Big Data to ascend orthodox marketing research and drive consumer behaviour

Big Data to ascend orthodox marketing research and drive consumer behaviour

Traditional media research predominantly depended on personal interviews, though the interview mechanism almost never used to be efficient because respondents did not open up about everything. Biases and lies use to be, and even today are, common occurrences during interviews. Discerning the actual responses of respondents is becoming critical yet challenging in a fast changing scenario of media research. Various organizations are devising ways to reach beyond the conscious awareness of respondents. This includes several psychological means to know about the outlook of the consumers, their consumption habits and the overall consumer behaviour of the audience. 

In such a scenario, we are staring at a future where research through interviews is becoming redundant, and ‘Big Data’ is the key to the present and the future of media research. What is Big Data? It’s simply ginormous amount of relevant data which can be mined for information. It has already penetrated into all forms of investigations. The consumer might be predisposed with his opinions but the big data scrutiny does not go wrong. Relying on ‘Big Data’ is the best way forward today. Smartphones are everywhere and they collect all the data (Google Dashboard and Analytics, Facebook Analytics and Insights) there can possibly be for analysis of the consumer behaviour. For example, Google in the present day displays customized search results and ads to a consumer which suit his necessities and inclinations. Not only that most advanced and impeccable algorithms such as Google Adwords and Adsense permit several of the unassuming free content websites to function owing to the fact that they display cost per click targeted ads. 

The telecom sector is in the heart of the media research revolution. As Communication Service Providers (CSPs), they have all the tools necessary to pull themselves out of the stagnant economy of the telecom sector. Several telecom companies are utilizing their reach to improve customer experience, drive new products and develop customer centric outcomes. For example Vodafone and Argyla used data to combat fraud and Ufone utilized big data to capitalize on consumer behaviour. Since big data analytics is all the rage, media students of today need to keep themselves updated with the trends of the industry, and how big data is being bought and sold in the industry to analyse consumer behaviour. Grasping the intricacies of analytics will be a deciding factor in how well they do when they start in the frenzied world of media. 

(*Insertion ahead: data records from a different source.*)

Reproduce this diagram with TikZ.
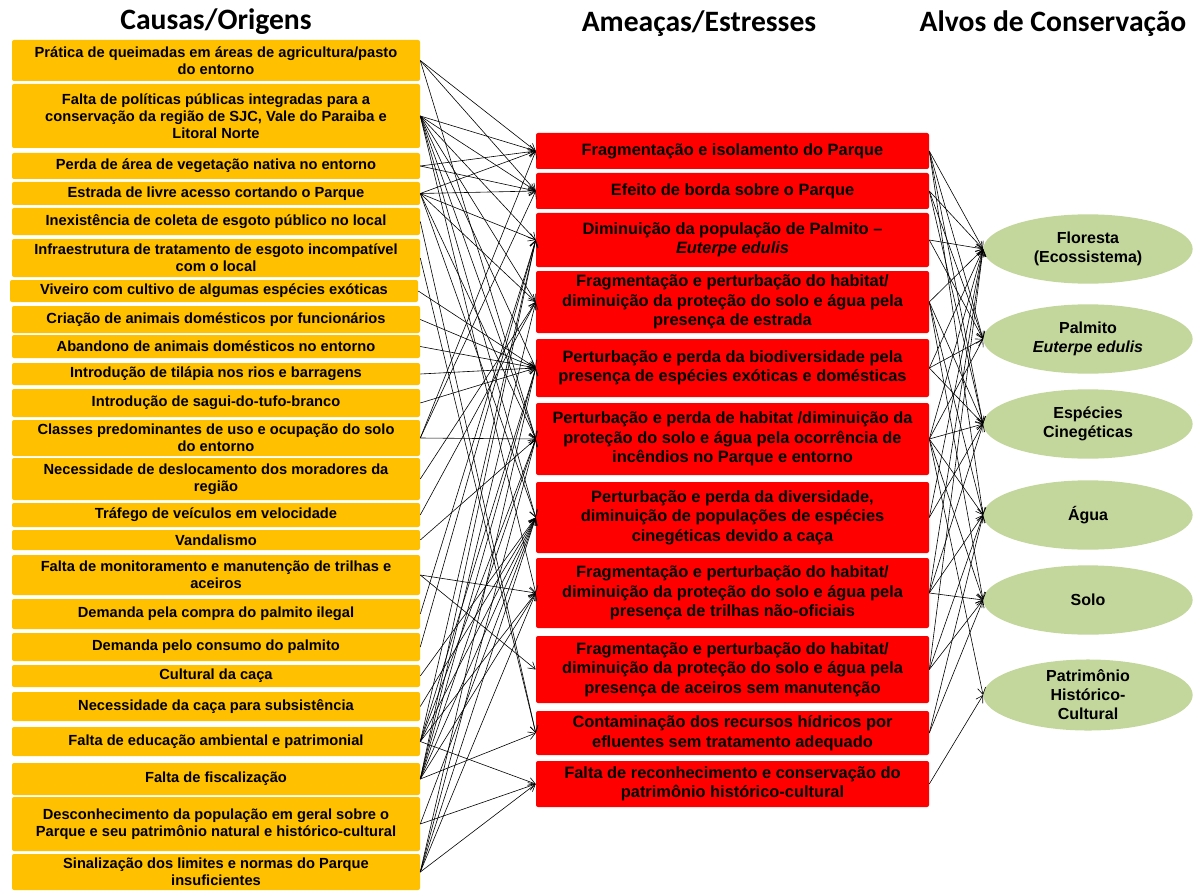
\documentclass[tikz,border=0pt]{standalone}
\usepackage{fontspec}
\setmainfont{Liberation Sans}
\newfontfamily\titlefont{Carlito}
\usepackage{xcolor}
\usepackage{tikz}
\usetikzlibrary{arrows.meta, shapes.geometric}
\definecolor{myorange}{RGB}{255, 192, 0}
\definecolor{myred}{RGB}{255, 0, 0}
\definecolor{mygreen}{RGB}{195, 214, 155}

\begin{document}
\begin{tikzpicture}[x=0.75pt, y=-0.75pt,
    causa/.style={fill=myorange, rounded corners=1.5pt, minimum width=306pt, inner sep=1pt, align=center, font=\bfseries\fontsize{11}{12.75}\selectfont},
    ameaca/.style={fill=myred, rounded corners=1.5pt, minimum width=294.75pt, inner sep=1pt, align=center, font=\bfseries\fontsize{12.3}{14.6}\selectfont},
    alvo/.style={ellipse, fill=mygreen, minimum width=157pt, minimum height=52pt, inner sep=0pt, align=center, font=\bfseries\fontsize{12}{14.3}\selectfont},
    titulo/.style={font=\titlefont\bfseries\fontsize{22.2}{24}\selectfont},
    seta/.style={-{Straight Barb[length=5pt, width=6pt]}, line width=0.45pt}]
    \useasboundingbox (0,0) rectangle (1194,891);

    % 标题
    \node[titulo] (h1) at (216,22) {Causas/Origens};
    \node[titulo] (h2) at (699,24) {Ameaças/Estresses};
    \node[titulo] (h3) at (1053,24) {Alvos de Conservação};

    % 原因
    \node[causa, minimum height=30.75pt] (c1) at (216,60.5) {Prática de queimadas em áreas de agricultura/pasto\\do entorno};
    \node[causa, minimum height=48pt] (c2) at (216,116) {Falta de políticas públicas integradas para a\\conservação da região de SJC, Vale do Paraiba e\\Litoral Norte};
    \node[causa, minimum height=19.5pt] (c3) at (216,166) {Perda de área de vegetação nativa no entorno};
    \node[causa, minimum height=17.25pt] (c4) at (216,193.5) {Estrada de livre acesso cortando o Parque};
    \node[causa, minimum height=20.25pt] (c5) at (216,221.5) {Inexistência de coleta de esgoto público no local};
    \node[causa, minimum height=28.5pt] (c6) at (216,258) {Infraestrutura de tratamento de esgoto incompatível\\com o local};
    \node[causa, minimum height=16.5pt] (c7) at (214,291) {Viveiro com cultivo de algumas espécies exóticas};
    \node[causa, minimum height=20.25pt] (c8) at (216,319.5) {Criação de animais domésticos por funcionários};
    \node[causa, minimum height=17.25pt] (c9) at (216,346.5) {Abandono de animais domésticos no entorno};
    \node[causa, minimum height=16.5pt] (c10) at (216,374) {Introdução de tilápia nos rios e barragens};
    \node[causa, minimum height=21pt] (c11) at (216,403) {Introdução de sagui-do-tufo-branco};
    \node[causa, minimum height=27pt] (c12) at (216,438) {Classes predominantes de uso e ocupação do solo\\do entorno};
    \node[causa, minimum height=31.5pt] (c13) at (216,479) {Necessidade de deslocamento dos moradores da\\região};
    \node[causa, minimum height=18pt] (c14) at (216,515) {Tráfego de veículos em velocidade};
    \node[causa, minimum height=15pt] (c15) at (216,540) {Vandalismo};
    \node[causa, minimum height=30pt] (c16) at (216,575) {Falta de monitoramento e manutenção de trilhas e\\aceiros};
    \node[causa, minimum height=22.5pt] (c17) at (216,614) {Demanda pela compra do palmito ilegal};
    \node[causa, minimum height=21pt] (c18) at (216,647) {Demanda pelo consumo do palmito};
    \node[causa, minimum height=16.5pt] (c19) at (216,676) {Cultural da caça};
    \node[causa, minimum height=21.75pt] (c20) at (216,706.5) {Necessidade da caça para subsistência};
    \node[causa, minimum height=21.75pt] (c21) at (216,741.5) {Falta de educação ambiental e patrimonial};
    \node[causa, minimum height=24pt] (c22) at (216,779) {Falta de fiscalização};
    \node[causa, minimum height=40.5pt] (c23) at (216,824) {Desconhecimento da população em geral sobre o\\Parque e seu patrimônio natural e histórico-cultural};
    \node[causa, minimum height=27pt] (c24) at (216,872) {Sinalização dos limites e normas do Parque\\insuficientes};

    % 威胁
    \node[ameaca, minimum height=27pt] (a1) at (732.5,151) {Fragmentação e isolamento do Parque};
    \node[ameaca, minimum height=27pt] (a2) at (732.5,191) {Efeito de borda sobre o Parque};
    \node[ameaca, minimum height=40.5pt] (a3) at (732.5,240) {Diminuição da população de Palmito –\\\textit{Euterpe edulis}};
    \node[ameaca, minimum height=46.5pt] (a4) at (732.5,302) {Fragmentação e perturbação do habitat/\\diminuição da proteção do solo e água pela\\presença de estrada};
    \node[ameaca, minimum height=43.5pt] (a5) at (732.5,368) {Perturbação e perda da biodiversidade pela\\presença de espécies exóticas e domésticas};
    \node[ameaca, minimum height=54pt] (a6) at (732.5,439) {Perturbação e perda de habitat /diminuição da\\proteção do solo e água pela ocorrência de\\incêndios no Parque e entorno};
    \node[ameaca, minimum height=53.25pt] (a7) at (732.5,517.5) {Perturbação e perda da diversidade,\\diminuição de populações de espécies\\cinegéticas devido a caça};
    \node[ameaca, minimum height=52.5pt] (a8) at (732.5,593) {Fragmentação e perturbação do habitat/\\diminuição da proteção do solo e água pela\\presença de trilhas não-oficiais};
    \node[ameaca, minimum height=50.25pt] (a9) at (732.5,669.5) {Fragmentação e perturbação do habitat/\\diminuição da proteção do solo e água pela\\presença de aceiros sem manutenção};
    \node[ameaca, minimum height=33pt] (a10) at (732.5,733) {Contaminação dos recursos hídricos por\\efluentes sem tratamento adequado};
    \node[ameaca, minimum height=34.5pt] (a11) at (732.5,784) {Falta de reconhecimento e conservação do\\patrimônio histórico-cultural};

    % 目标
    \node[alvo] (v1) at (1088,249) {Floresta\\(Ecossistema)};
    \node[alvo] (v2) at (1088,339) {Palmito\\\textit{Euterpe edulis}};
    \node[alvo] (v3) at (1088,424) {Espécies\\Cinegéticas};
    \node[alvo] (v4) at (1088,515) {Água};
    \node[alvo] (v5) at (1088,600) {Solo};
    \node[alvo] (v6) at (1088,695) {Patrimônio\\Histórico-\\Cultural};

    % 连线
    \foreach \s/\t in {c1/a1, c1/a2, c1/a6,
        c2/a1, c2/a2, c2/a3, c2/a4, c2/a5, c2/a6, c2/a7, c2/a8,
        c3/a1, c3/a2,
        c4/a1, c4/a2, c4/a3, c4/a4, c4/a6, c4/a7,
        c5/a10, c6/a10,
        c7/a5, c8/a5, c9/a5, c10/a5, c11/a5,
        c12/a1, c12/a2, c12/a6,
        c13/a4, c14/a4, c15/a6,
        c16/a8, c16/a9,
        c17/a3, c18/a3, c19/a7, c20/a7,
        c21/a3, c21/a5, c21/a6, c21/a7, c21/a8, c21/a11,
        c22/a3, c22/a4, c22/a5, c22/a6, c22/a7, c22/a8, c22/a10,
        c23/a7, c23/a11,
        c24/a5, c24/a6, c24/a7, c24/a8, c24/a11}
        \draw[seta] (\s.east) -- (\t.west);
    \foreach \s/\t in {a1/v1, a1/v2, a1/v3, a1/v4,
        a2/v1, a2/v2, a2/v3,
        a3/v1, a3/v2,
        a4/v1, a4/v3, a4/v4, a4/v5,
        a5/v1, a5/v2, a5/v3,
        a6/v1, a6/v2, a6/v3, a6/v4, a6/v5, a6/v6,
        a7/v1, a7/v3,
        a8/v1, a8/v3, a8/v4, a8/v5,
        a9/v1, a9/v4, a9/v5,
        a10/v4, a10/v5,
        a11/v6}
        \draw[seta] (\s.east) -- (\t.west);
\end{tikzpicture}
\end{document}
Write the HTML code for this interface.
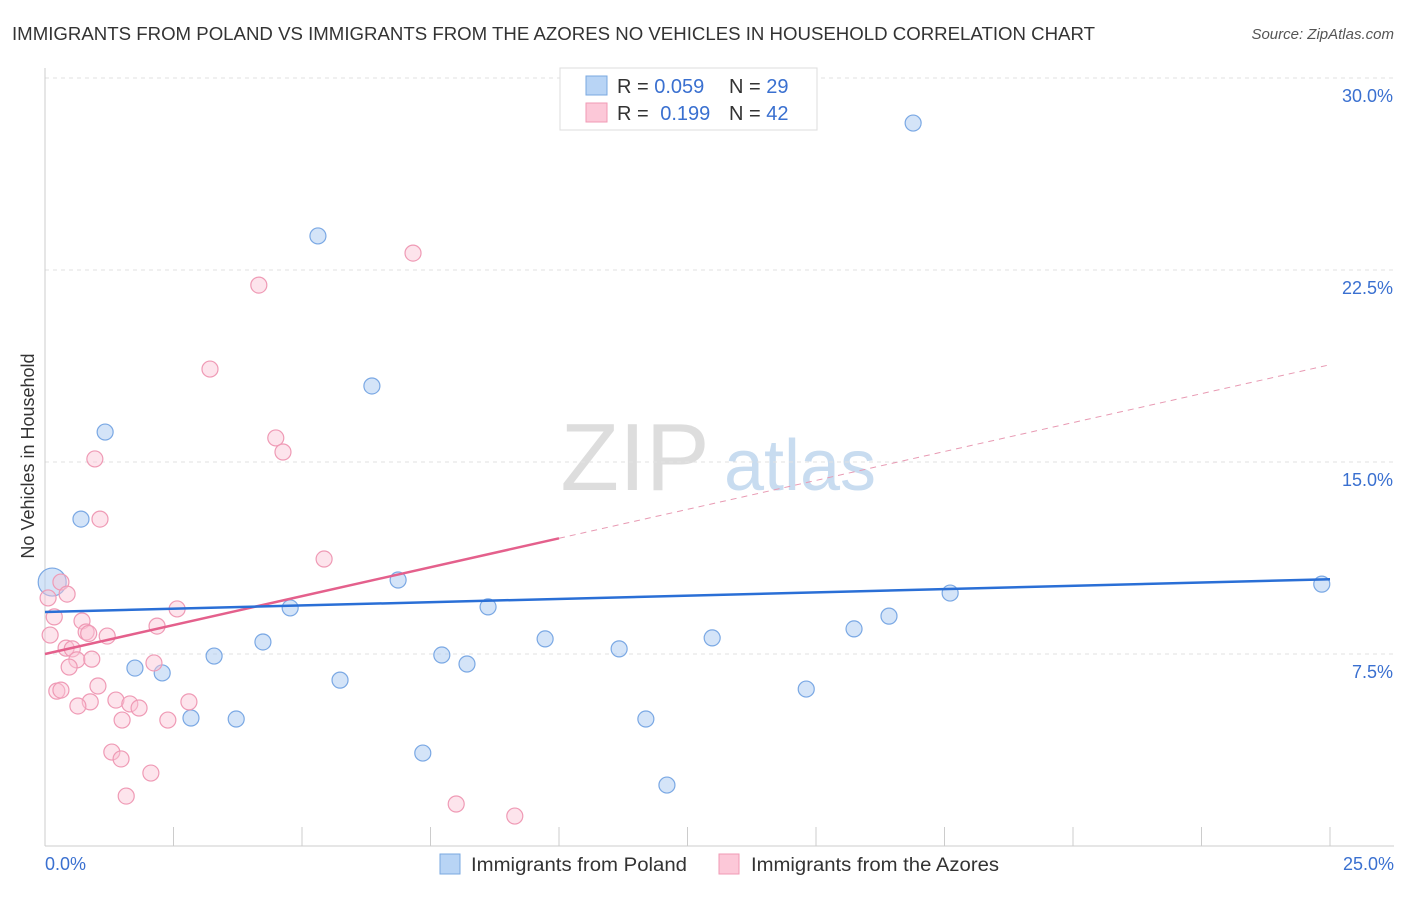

Analysing consumer behaviour is not only a common exercise, but also requisite in today’s competitive world. As consumer behaviour deals with understanding each stage of processing that a consumer goes through before buying a product, it is important, as marketers, to be able to manipulate each stage of their behaviour in favour of the product. Big Data, in such a scenario, helps in the course to evaluate the unsaid emotions of the consumer. His interests are well known and this helps to serve him better, causing consumer delight.

Both big data and consumer behaviour are highly discussed entities for marketers today. It helps them devise ways and means to survive in a highly competitive market. The new age students are all set to learn the tricks of the trade from industry stalwarts. The enlightening talks from them can only serve them well in the future.